Write out the data below in full, unchanged, minus the images.

○ ○ ○ ○ ○

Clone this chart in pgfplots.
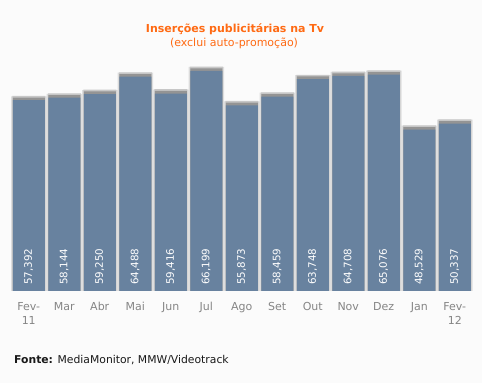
\documentclass[border=0pt]{standalone}
\usepackage{pgfplots}
\pgfplotsset{compat=1.18}
\usepackage{pgfplotstable}
\usepackage{fontspec}
\setmainfont{DejaVu Sans}
\definecolor{bg}{HTML}{FBFBFB}
\definecolor{barc}{HTML}{68829F}
\definecolor{ttl}{HTML}{FF6A13}
\definecolor{tick}{HTML}{858585}
\pgfplotstableread{
x val lab
0 57392 57,392
1 58144 58,144
2 59250 59,250
3 64488 64,488
4 59416 59,416
5 66199 66,199
6 55873 55,873
7 58459 58,459
8 63748 63,748
9 64708 64,708
10 65076 65,076
11 48529 48,529
12 50337 50,337
}\data
\begin{document}
\begin{tikzpicture}[x=1pt,y=1pt]
\fill[bg] (0,0) rectangle (482,383);
\begin{axis}[
  at={(11pt,92pt)}, anchor=south west,
  scale only axis, width=461.5pt, height=231pt,
  xmin=-0.5, xmax=12.5, ymin=0, ymax=69500,
  axis line style={draw=none},
  ytick=\empty,
  xtick={0,...,12},
  xticklabels={{Fev-\\11},Mar,Abr,Mai,Jun,Jul,Ago,Set,Out,Nov,Dez,Jan,{Fev-\\12}},
  major tick length=0pt,
  xticklabel style={font=\fontsize{11}{14}\selectfont, text=tick, align=center, anchor=north, yshift=-8pt},
  clip=false,
]
\addplot[ybar, bar shift=0pt, bar width=35.5pt, draw=none, fill=black!13]
  table[x=x, y expr=\thisrow{val}+1200] {\data};
\addplot[ybar, bar shift=0pt, bar width=33pt, draw=none, fill=black!22]
  table[x=x, y expr=\thisrow{val}+1300] {\data};
\addplot[ybar, bar shift=0pt, bar width=32pt, draw=none, fill=black!42]
  table[x=x, y expr=\thisrow{val}+800] {\data};
\addplot[ybar, bar shift=0pt, bar width=32pt, draw=none, fill=barc]
  table[x=x, y=val] {\data};
\addplot[draw=none, mark=none, nodes near coords, point meta=explicit symbolic,
  nodes near coords style={rotate=90, anchor=west, inner sep=0pt, text=white, font=\fontsize{10.3}{11}\selectfont}]
  table[x=x, y expr=1800, meta=lab] {\data};
\end{axis}
\node[font=\bfseries\fontsize{11}{13}\selectfont, text=ttl] at (235,354) {Inserções publicitárias na Tv};
\node[font=\fontsize{11}{13}\selectfont, text=ttl] at (234,340) {(exclui auto-promoção)};
\node[anchor=west, inner sep=0pt, font=\fontsize{10.8}{13}\selectfont, text=black!90] at (14,23) {\textbf{Fonte:} MediaMonitor, MMW/Videotrack};
\pgfresetboundingbox
\path (0,0) rectangle (482,383);
\end{tikzpicture}
\end{document}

○ ○ ○ ○ ○

> ANSWER BELOW:
Clone this chart in pgfplots.
\documentclass[border=0pt]{standalone}
\usepackage{pgfplots}
\pgfplotsset{compat=1.18}
\usepackage{pgfplotstable}
\usepackage{fontspec}
\setmainfont{DejaVu Sans}
\definecolor{bg}{HTML}{FBFBFB}
\definecolor{barc}{HTML}{68829F}
\definecolor{ttl}{HTML}{FF6A13}
\definecolor{tick}{HTML}{858585}
\pgfplotstableread{
x val lab
0 57392 57,392
1 58144 58,144
2 59250 59,250
3 64488 64,488
4 59416 59,416
5 66199 66,199
6 55873 55,873
7 58459 58,459
8 63748 63,748
9 64708 64,708
10 65076 65,076
11 48529 48,529
12 50337 50,337
}\data
\begin{document}
\begin{tikzpicture}[x=1pt,y=1pt]
\fill[bg] (0,0) rectangle (482,383);
\begin{axis}[
  at={(11pt,92pt)}, anchor=south west,
  scale only axis, width=461.5pt, height=231pt,
  xmin=-0.5, xmax=12.5, ymin=0, ymax=69500,
  axis line style={draw=none},
  ytick=\empty,
  xtick={0,...,12},
  xticklabels={{Fev-\\11},Mar,Abr,Mai,Jun,Jul,Ago,Set,Out,Nov,Dez,Jan,{Fev-\\12}},
  major tick length=0pt,
  xticklabel style={font=\fontsize{11}{14}\selectfont, text=tick, align=center, anchor=north, yshift=-8pt},
  clip=false,
]
\addplot[ybar, bar shift=0pt, bar width=35.5pt, draw=none, fill=black!13]
  table[x=x, y expr=\thisrow{val}+1200] {\data};
\addplot[ybar, bar shift=0pt, bar width=33pt, draw=none, fill=black!22]
  table[x=x, y expr=\thisrow{val}+1300] {\data};
\addplot[ybar, bar shift=0pt, bar width=32pt, draw=none, fill=black!42]
  table[x=x, y expr=\thisrow{val}+800] {\data};
\addplot[ybar, bar shift=0pt, bar width=32pt, draw=none, fill=barc]
  table[x=x, y=val] {\data};
\addplot[draw=none, mark=none, nodes near coords, point meta=explicit symbolic,
  nodes near coords style={rotate=90, anchor=west, inner sep=0pt, text=white, font=\fontsize{10.3}{11}\selectfont}]
  table[x=x, y expr=1800, meta=lab] {\data};
\end{axis}
\node[font=\bfseries\fontsize{11}{13}\selectfont, text=ttl] at (235,354) {Inserções publicitárias na Tv};
\node[font=\fontsize{11}{13}\selectfont, text=ttl] at (234,340) {(exclui auto-promoção)};
\node[anchor=west, inner sep=0pt, font=\fontsize{10.8}{13}\selectfont, text=black!90] at (14,23) {\textbf{Fonte:} MediaMonitor, MMW/Videotrack};
\pgfresetboundingbox
\path (0,0) rectangle (482,383);
\end{tikzpicture}
\end{document}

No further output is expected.